Stage 1: Mosaic Calibration Pipeline
The first stage targets two primary data products, calibrated
mosaic images and data quality information. The methods needed to
produce these data products require some additional development but
most of the basic concepts are well understood and implementations in
IRAF are available. Limiting the data products allows concentration on
the elements of:
- pipeline infrastructue
- basic image archive interactions
- data parallel infrastructure and methods
- mosaic calibration methods
- data quality methods
While there is considerable effort on infrastructure in this stage,
a mosaic calibration pipeline producing the two basic data products
is a valuable result with significant impact.
The target for a useful first stage near real-time telescope pipeline,
including testing, is August 2003 . Components of the pipeline,
especially the data quality measurements, can be made available earlier
as tasks in the MSCRED package. A prototype pipeline, one which is
restricted to specific programs such as the SuperMacho/SuperNovae (SMSN)

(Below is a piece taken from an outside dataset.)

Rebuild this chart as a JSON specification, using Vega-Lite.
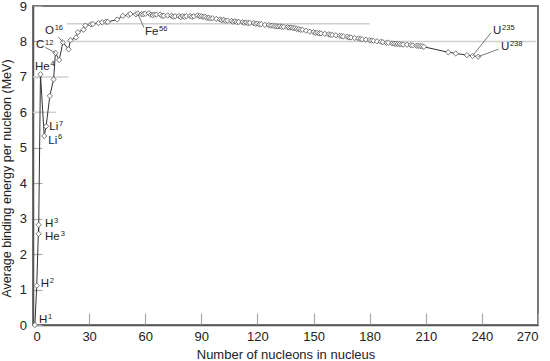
{
  "$schema": "https://vega.github.io/schema/vega-lite/v6.json",
  "width": 505,
  "height": 319,
  "autosize": "none",
  "padding": {"left": 33, "top": 6, "right": 12, "bottom": 36},
  "background": "white",
  "config": {
    "font": "Liberation Sans",
    "view": {"stroke": "#777", "strokeWidth": 2},
    "axis": {
      "domainColor": "#555",
      "domainWidth": 1.5,
      "tickColor": "#aaa",
      "tickWidth": 1.2,
      "grid": false,
      "labelOverlap": false,
      "labelFont": "Liberation Sans",
      "labelFontSize": 13,
      "labelColor": "#222",
      "titleFont": "Liberation Sans",
      "titleFontSize": 13,
      "titleFontWeight": "normal",
      "titleColor": "#222"
    }
  },
  "datasets": {
    "nuclides": [
      {"i": 1, "A": 1, "E": 0},
      {"i": 2, "A": 2, "E": 1.112},
      {"i": 3, "A": 3, "E": 2.827},
      {"i": 4, "A": 3, "E": 2.573},
      {"i": 5, "A": 4, "E": 7.074},
      {"i": 6, "A": 6, "E": 5.332},
      {"i": 7, "A": 7, "E": 5.606},
      {"i": 8, "A": 9, "E": 6.463},
      {"i": 9, "A": 11, "E": 6.928},
      {"i": 10, "A": 12, "E": 7.68},
      {"i": 11, "A": 14, "E": 7.476},
      {"i": 12, "A": 16, "E": 7.976},
      {"i": 13, "A": 19, "E": 7.779},
      {"i": 14, "A": 20, "E": 8.032},
      {"i": 15, "A": 23, "E": 8.112},
      {"i": 16, "A": 24, "E": 8.261},
      {"i": 17, "A": 27, "E": 8.332},
      {"i": 18, "A": 28, "E": 8.448},
      {"i": 19, "A": 31, "E": 8.481},
      {"i": 20, "A": 32, "E": 8.493},
      {"i": 21, "A": 35, "E": 8.52},
      {"i": 22, "A": 37, "E": 8.54},
      {"i": 23, "A": 39, "E": 8.557},
      {"i": 24, "A": 40, "E": 8.551},
      {"i": 25, "A": 45, "E": 8.619},
      {"i": 26, "A": 48, "E": 8.723},
      {"i": 27, "A": 51, "E": 8.742},
      {"i": 28, "A": 52, "E": 8.776},
      {"i": 29, "A": 55, "E": 8.765},
      {"i": 30, "A": 56, "E": 8.79},
      {"i": 31, "A": 58, "E": 8.77},
      {"i": 32, "A": 59, "E": 8.768},
      {"i": 33, "A": 60, "E": 8.781},
      {"i": 34, "A": 62, "E": 8.795},
      {"i": 35, "A": 63, "E": 8.752},
      {"i": 36, "A": 64, "E": 8.745},
      {"i": 37, "A": 65, "E": 8.757},
      {"i": 38, "A": 66, "E": 8.76},
      {"i": 39, "A": 68, "E": 8.756},
      {"i": 40, "A": 69, "E": 8.725},
      {"i": 41, "A": 70, "E": 8.722},
      {"i": 42, "A": 72, "E": 8.732},
      {"i": 43, "A": 74, "E": 8.725},
      {"i": 44, "A": 75, "E": 8.701},
      {"i": 45, "A": 76, "E": 8.711},
      {"i": 46, "A": 78, "E": 8.718},
      {"i": 47, "A": 79, "E": 8.688},
      {"i": 48, "A": 80, "E": 8.711},
      {"i": 49, "A": 81, "E": 8.696},
      {"i": 50, "A": 82, "E": 8.711},
      {"i": 51, "A": 84, "E": 8.717},
      {"i": 52, "A": 85, "E": 8.697},
      {"i": 53, "A": 86, "E": 8.712},
      {"i": 54, "A": 88, "E": 8.733},
      {"i": 55, "A": 89, "E": 8.714},
      {"i": 56, "A": 90, "E": 8.71},
      {"i": 57, "A": 91, "E": 8.693},
      {"i": 58, "A": 92, "E": 8.693},
      {"i": 59, "A": 93, "E": 8.664},
      {"i": 60, "A": 94, "E": 8.667},
      {"i": 61, "A": 95, "E": 8.649},
      {"i": 62, "A": 96, "E": 8.654},
      {"i": 63, "A": 98, "E": 8.635},
      {"i": 64, "A": 100, "E": 8.619},
      {"i": 65, "A": 101, "E": 8.601},
      {"i": 66, "A": 102, "E": 8.607},
      {"i": 67, "A": 103, "E": 8.584},
      {"i": 68, "A": 104, "E": 8.587},
      {"i": 69, "A": 106, "E": 8.58},
      {"i": 70, "A": 107, "E": 8.554},
      {"i": 71, "A": 108, "E": 8.567},
      {"i": 72, "A": 109, "E": 8.548},
      {"i": 73, "A": 110, "E": 8.551},
      {"i": 74, "A": 112, "E": 8.545},
      {"i": 75, "A": 113, "E": 8.527},
      {"i": 76, "A": 114, "E": 8.532},
      {"i": 77, "A": 115, "E": 8.517},
      {"i": 78, "A": 116, "E": 8.523},
      {"i": 79, "A": 118, "E": 8.517},
      {"i": 80, "A": 119, "E": 8.499},
      {"i": 81, "A": 120, "E": 8.505},
      {"i": 82, "A": 121, "E": 8.482},
      {"i": 83, "A": 122, "E": 8.488},
      {"i": 84, "A": 124, "E": 8.467},
      {"i": 85, "A": 126, "E": 8.463},
      {"i": 86, "A": 127, "E": 8.445},
      {"i": 87, "A": 128, "E": 8.449},
      {"i": 88, "A": 129, "E": 8.431},
      {"i": 89, "A": 130, "E": 8.43},
      {"i": 90, "A": 131, "E": 8.424},
      {"i": 91, "A": 132, "E": 8.428},
      {"i": 92, "A": 133, "E": 8.41},
      {"i": 93, "A": 134, "E": 8.414},
      {"i": 94, "A": 136, "E": 8.403},
      {"i": 95, "A": 137, "E": 8.392},
      {"i": 96, "A": 138, "E": 8.394},
      {"i": 97, "A": 139, "E": 8.378},
      {"i": 98, "A": 140, "E": 8.376},
      {"i": 99, "A": 141, "E": 8.354},
      {"i": 100, "A": 142, "E": 8.346},
      {"i": 101, "A": 143, "E": 8.33},
      {"i": 102, "A": 144, "E": 8.327},
      {"i": 103, "A": 146, "E": 8.304},
      {"i": 104, "A": 148, "E": 8.277},
      {"i": 105, "A": 150, "E": 8.262},
      {"i": 106, "A": 151, "E": 8.24},
      {"i": 107, "A": 152, "E": 8.245},
      {"i": 108, "A": 153, "E": 8.229},
      {"i": 109, "A": 154, "E": 8.227},
      {"i": 110, "A": 156, "E": 8.215},
      {"i": 111, "A": 158, "E": 8.202},
      {"i": 112, "A": 159, "E": 8.189},
      {"i": 113, "A": 160, "E": 8.183},
      {"i": 114, "A": 162, "E": 8.174},
      {"i": 115, "A": 164, "E": 8.159},
      {"i": 116, "A": 165, "E": 8.147},
      {"i": 117, "A": 166, "E": 8.142},
      {"i": 118, "A": 168, "E": 8.13},
      {"i": 119, "A": 169, "E": 8.115},
      {"i": 120, "A": 170, "E": 8.112},
      {"i": 121, "A": 172, "E": 8.097},
      {"i": 122, "A": 174, "E": 8.084},
      {"i": 123, "A": 175, "E": 8.069},
      {"i": 124, "A": 176, "E": 8.064},
      {"i": 125, "A": 178, "E": 8.049},
      {"i": 126, "A": 180, "E": 8.035},
      {"i": 127, "A": 181, "E": 8.023},
      {"i": 128, "A": 182, "E": 8.018},
      {"i": 129, "A": 184, "E": 8.005},
      {"i": 130, "A": 186, "E": 7.989},
      {"i": 131, "A": 187, "E": 7.978},
      {"i": 132, "A": 189, "E": 7.963},
      {"i": 133, "A": 190, "E": 7.962},
      {"i": 134, "A": 192, "E": 7.948},
      {"i": 135, "A": 193, "E": 7.938},
      {"i": 136, "A": 194, "E": 7.936},
      {"i": 137, "A": 195, "E": 7.927},
      {"i": 138, "A": 196, "E": 7.925},
      {"i": 139, "A": 197, "E": 7.916},
      {"i": 140, "A": 198, "E": 7.914},
      {"i": 141, "A": 200, "E": 7.906},
      {"i": 142, "A": 202, "E": 7.897},
      {"i": 143, "A": 203, "E": 7.887},
      {"i": 144, "A": 205, "E": 7.878},
      {"i": 145, "A": 206, "E": 7.875},
      {"i": 146, "A": 207, "E": 7.87},
      {"i": 147, "A": 208, "E": 7.868},
      {"i": 148, "A": 209, "E": 7.848},
      {"i": 149, "A": 222, "E": 7.695},
      {"i": 150, "A": 226, "E": 7.662},
      {"i": 151, "A": 232, "E": 7.615},
      {"i": 152, "A": 235, "E": 7.591},
      {"i": 153, "A": 238, "E": 7.57}
    ],
    "guides": [
      {"E": 8, "from": 18, "to": 269},
      {"E": 8.5, "from": 18, "to": 180},
      {"E": 7, "from": 0, "to": 19},
      {"E": 6, "from": 0, "to": 12.5}
    ],
    "leaders": [
      {"A1": 6.6, "E1": 7.83, "A2": 12, "E2": 7.68},
      {"A1": 13.5, "E1": 8.13, "A2": 16, "E2": 7.976},
      {"A1": 56, "E1": 8.79, "A2": 59.3, "E2": 8.39},
      {"A1": 235, "E1": 7.591, "A2": 244.9, "E2": 8.25},
      {"A1": 238, "E1": 7.57, "A2": 248.8, "E2": 7.78}
    ],
    "names": [
      {"A": 1.07, "E": 7.285, "t": "He"},
      {"A": 8.7, "E": 5.58, "t": "Li"},
      {"A": 8.2, "E": 5.2, "t": "Li"},
      {"A": 1.6, "E": 7.89, "t": "C"},
      {"A": 6.4, "E": 8.3, "t": "O"},
      {"A": 59.9, "E": 8.27, "t": "Fe"},
      {"A": 245.9, "E": 8.3, "t": "U"},
      {"A": 250.2, "E": 7.83, "t": "U"},
      {"A": 6.4, "E": 2.84, "t": "H"},
      {"A": 6.4, "E": 2.47, "t": "He"},
      {"A": 4.1, "E": 1.15, "t": "H"},
      {"A": 3.2, "E": 0.14, "t": "H"}
    ],
    "masses": [
      {"A": 9.4, "E": 7.375, "t": "4"},
      {"A": 13.85, "E": 5.67, "t": "7"},
      {"A": 13.3, "E": 5.29, "t": "6"},
      {"A": 6.4, "E": 7.97, "t": "12"},
      {"A": 11.6, "E": 8.39, "t": "16"},
      {"A": 67.4, "E": 8.36, "t": "56"},
      {"A": 250.8, "E": 8.39, "t": "235"},
      {"A": 255.0, "E": 7.92, "t": "238"},
      {"A": 11.2, "E": 2.93, "t": "3"},
      {"A": 14.8, "E": 2.56, "t": "3"},
      {"A": 8.9, "E": 1.24, "t": "2"},
      {"A": 8.0, "E": 0.23, "t": "1"}
    ]
  },
  "layer": [
    {
      "data": {"name": "guides"},
      "mark": {"type": "rule", "color": "#cfcfcf", "strokeWidth": 1.5},
      "encoding": {
        "x": {
          "field": "from", "type": "quantitative",
          "scale": {"domain": [0, 270], "nice": false},
          "axis": {
            "title": "Number of nucleons in nucleus",
            "values": [0, 30, 60, 90, 120, 150, 180, 210, 240, 270],
            "labelOverlap": false,
            "tickSize": -12,
            "labelPadding": 17,
            "titlePadding": 5
          }
        },
        "x2": {"field": "to"},
        "y": {
          "field": "E", "type": "quantitative",
          "scale": {"domain": [0, 9], "nice": false},
          "axis": {
            "title": "Average binding energy per nucleon (MeV)",
            "values": [0, 1, 2, 3, 4, 5, 6, 7, 8, 9],
            "tickCount": 10,
            "labelOverlap": false,
            "tickSize": -9,
            "labelPadding": 15.5,
            "titlePadding": 6,
            "titleY": 172,
            "titleFontSize": 12.5
          }
        }
      }
    },
    {
      "data": {"name": "nuclides"},
      "mark": {"type": "line", "color": "#333", "strokeWidth": 1},
      "encoding": {
        "x": {"field": "A", "type": "quantitative"},
        "y": {"field": "E", "type": "quantitative"},
        "order": {"field": "i", "type": "quantitative"}
      }
    },
    {
      "data": {"name": "nuclides"},
      "mark": {"type": "point", "shape": "diamond", "filled": true, "fill": "white", "stroke": "#555", "strokeWidth": 0.8, "size": 28, "opacity": 1},
      "encoding": {
        "x": {"field": "A", "type": "quantitative"},
        "y": {"field": "E", "type": "quantitative"}
      }
    },
    {
      "data": {"name": "leaders"},
      "mark": {"type": "rule", "color": "#555", "strokeWidth": 0.8},
      "encoding": {
        "x": {"field": "A1", "type": "quantitative"},
        "y": {"field": "E1", "type": "quantitative"},
        "x2": {"field": "A2"},
        "y2": {"field": "E2"}
      }
    },
    {
      "data": {"name": "names"},
      "mark": {"type": "text", "align": "left", "baseline": "middle", "fontSize": 11.5, "color": "#222", "font": "Liberation Sans"},
      "encoding": {
        "x": {"field": "A", "type": "quantitative"},
        "y": {"field": "E", "type": "quantitative"},
        "text": {"field": "t"}
      }
    },
    {
      "data": {"name": "masses"},
      "mark": {"type": "text", "align": "left", "baseline": "middle", "fontSize": 7.5, "color": "#222", "font": "Liberation Sans"},
      "encoding": {
        "x": {"field": "A", "type": "quantitative"},
        "y": {"field": "E", "type": "quantitative"},
        "text": {"field": "t"}
      }
    }
  ]
}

surveys, may be developed sooner.
Stage 2: Mosaic Catalog and Transient Event Pipeline
The second stage builds on the pipeline and archive infrastructure
and calibrated Mosaic data products from the first stage. In this stage
we can concentrate on the methods for producing the less well understood
data products and algorithms. These include:
- advanced archive interactions with non-image data products
- catalog generation
- transient detections
- alerts
- reference image database for difference imaging
The target for a general catalog and transient event pipeline is
June 2004 . Standalone modules, such as for difference imaging,
and a limited set of data products may appear sooner.
The Impact
WHO AND HOW DO WE IMPACT OUTSIDE SDS?
- By providing automatically reduced Mosaic data to:
WHO:
- survey program teams
- general users
- archive users
HOW:
- less burden on PIs/survey teams to produce uniform datasets
- decreased time to archive availability
- simply archivability in case of general users
- more uniform data for archive and documented processing
- By providing near-real-time data quality assessment
WHO:
- observers
- those responsible for reduction
- archive users
HOW:
- providing some DQA in real time can enhance the data by
providing feedback to observers to improve their observing, e.g.,
telescope problems (pointing, guiding), optical problems (focus,
mirror support), and problems with instrument (bias jumps, noise), etc.

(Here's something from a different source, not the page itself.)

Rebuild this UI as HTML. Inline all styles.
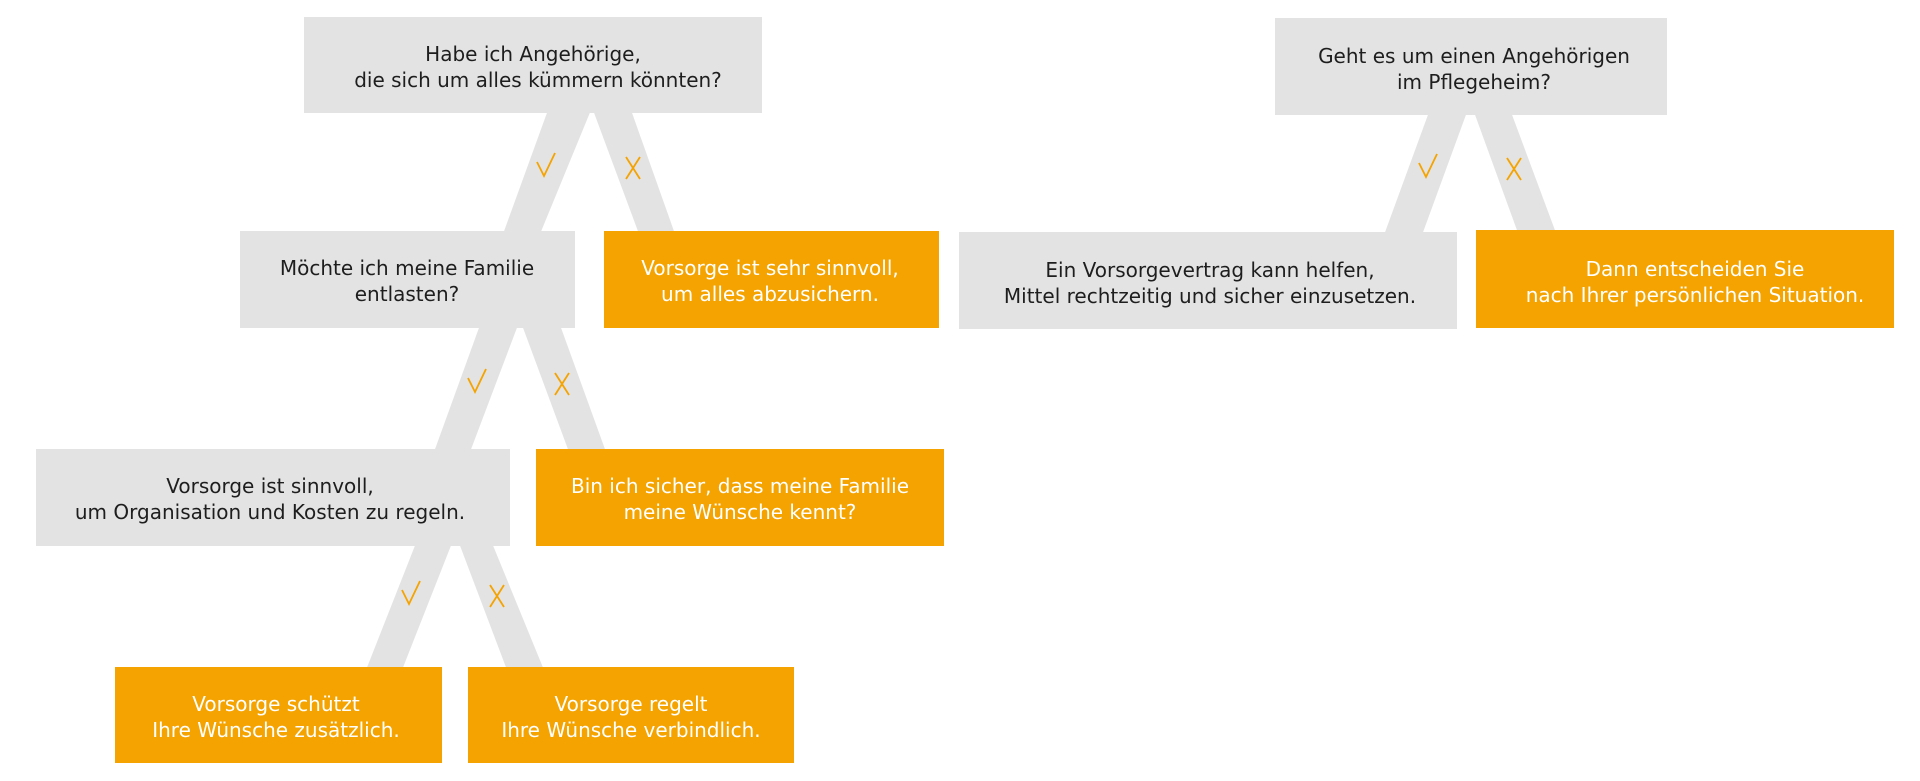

- DQA definitions and algorithms provide those involved in
reduction well defined contexts to decide on what data is "good"

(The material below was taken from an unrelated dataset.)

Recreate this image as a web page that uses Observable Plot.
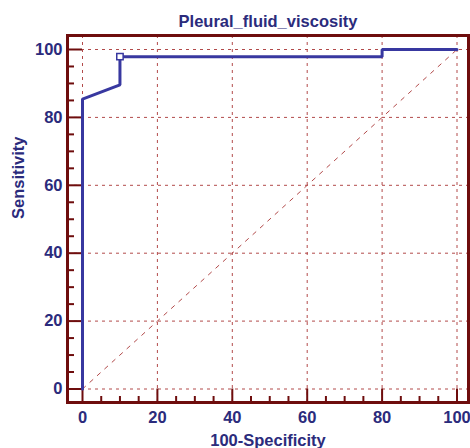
<!DOCTYPE html>
<html>
<head>
<meta charset="utf-8">
<script src="https://cdn.jsdelivr.net/npm/d3@7"></script>
<script src="https://cdn.jsdelivr.net/npm/@observablehq/plot@0.6"></script>
<style>
  html, body { margin: 0; padding: 0; background: #fff; }
  #chart svg { display: block; }
</style>
</head>
<body>
<div id="chart"></div>
<script>
const title = "Pleural_fluid_viscosity";
const xLabel = "100-Specificity";
const yLabel = "Sensitivity";
// ROC curve points (100-Specificity, Sensitivity)
const fpr = [0, 0, 10, 10, 80, 80, 100];
const tpr = [0, 85.4, 89.6, 97.9, 97.9, 100, 100];
// optimal criterion marker
const markerX = [10];
const markerY = [97.9];
// reference diagonal
const diagX = [0, 100];
const diagY = [0, 100];
const majorTicks = [0, 20, 40, 60, 80, 100];
const minorTicks = [5, 10, 15, 25, 30, 35, 45, 50, 55, 65, 70, 75, 85, 90, 95];

const curve = fpr.map((x, i) => ({x, y: tpr[i]}));
const diag = diagX.map((x, i) => ({x, y: diagY[i]}));
const marker = markerX.map((x, i) => ({x, y: markerY[i]}));

const frameColor = "#6e0d0d";
const gridColor = "#b24a4a";
const textColor = "#2b2b7c";
const lineColor = "#3838a0";
const font = "Liberation Sans, Arial, sans-serif";
const fs = 16.5;

const chart = Plot.plot({
  width: 470,
  height: 448,
  marginLeft: 67,
  marginRight: 2,
  marginTop: 35,
  marginBottom: 46,
  style: {fontFamily: font, background: "#fff", overflow: "visible"},
  x: {domain: [0, 100], range: [82, 456.5]},
  y: {domain: [0, 100], range: [388.5, 49]},
  marks: [
    Plot.ruleX(majorTicks, {stroke: gridColor, strokeWidth: 1, strokeDasharray: "3,4"}),
    Plot.ruleY(majorTicks, {stroke: gridColor, strokeWidth: 1, strokeDasharray: "3,4"}),
    Plot.line(diag, {x: "x", y: "y", stroke: gridColor, strokeWidth: 1, strokeDasharray: "4,6"}),
    // major ticks (inward to the zero lines)
    Plot.axisX(majorTicks, {anchor: "bottom", tickSize: -13.5, text: null, stroke: frameColor, strokeWidth: 2, label: null}),
    Plot.axisY(majorTicks, {anchor: "left", tickSize: -15, text: null, stroke: frameColor, strokeWidth: 2, label: null}),
    // minor ticks
    Plot.axisX(minorTicks, {anchor: "bottom", tickSize: -6, text: null, stroke: frameColor, strokeWidth: 2, label: null}),
    Plot.axisY(minorTicks, {anchor: "left", tickSize: -7, text: null, stroke: frameColor, strokeWidth: 2, label: null}),
    // tick labels
    Plot.axisX(majorTicks, {anchor: "bottom", tickSize: 0, tickPadding: 9, fontSize: fs, fontWeight: "bold", fill: textColor, label: null}),
    Plot.axisY(majorTicks, {anchor: "left", tickSize: 0, tickPadding: 5, fontSize: fs, fontWeight: "bold", fill: textColor, label: null}),
    Plot.frame({stroke: frameColor, strokeWidth: 3}),
    Plot.line(curve, {x: "x", y: "y", stroke: lineColor, strokeWidth: 3, strokeLinejoin: "miter"}),
    Plot.dot(marker, {x: "x", y: "y", symbol: "square", r: 3.6, fill: "white", stroke: lineColor, strokeWidth: 1.5}),
    Plot.text([title], {frameAnchor: "top", dy: -14, fontSize: fs, fontWeight: "bold", fill: textColor, lineAnchor: "middle"}),
    Plot.text([xLabel], {frameAnchor: "bottom", dy: 38, fontSize: fs, fontWeight: "bold", fill: textColor, lineAnchor: "middle"}),
    Plot.text([yLabel], {frameAnchor: "left", dx: -49, rotate: -90, fontSize: fs, fontWeight: "bold", fill: textColor, lineAnchor: "middle"})
  ]
});
document.getElementById("chart").appendChild(chart);
</script>
</body>
</html>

as well as how to present it to the community.
- DQA is absolutely necessary in the archive so that those
retrieving the data have some idea about the quality.
DQA includes not only derived quantities but, if possible,
observer comments (automated logging) and ancillary information
(weather, temperature, etc.)
- By providing transient detection systems
WHO and HOW:
- enable general users to do transient science (NEW PROJECTS!)
- optimization of processes (alignment, PSF match, subtraction,
detections)
- makes current Survey programs more efficient
- a TODO item called out by LSST Data Mgmt workgroup
- generalized alert system
- enable science based on multiple cuts on transients, including
color outliers
HOW DO WE IMPACT SDS AND WHAT DO WE LEARN?
- Address the SDS Strategic Priorities
- Basic pipeline development - gotta walk before you run
- exploration of available new technologies (OPUS, Condor, etc.)
- automation
- robustness
- operations
- Real-time analysis experience
- software optimization (including data parallel for mosaics/LSST)
- hardware experience (infrastructure issues)
- operational issues (in addition to above)
- infrastructure for alert system
- mail systems
- automated finding charts
- methods of feedback from community (e.g., "I took a spectrum...")
- DQA
- identification of metrics involved
- automated derivation
- how to provide meaningful feedback to observer and archive users
- Potential Mosaic STB processing
- A faster growing and more credible archive and NVO node.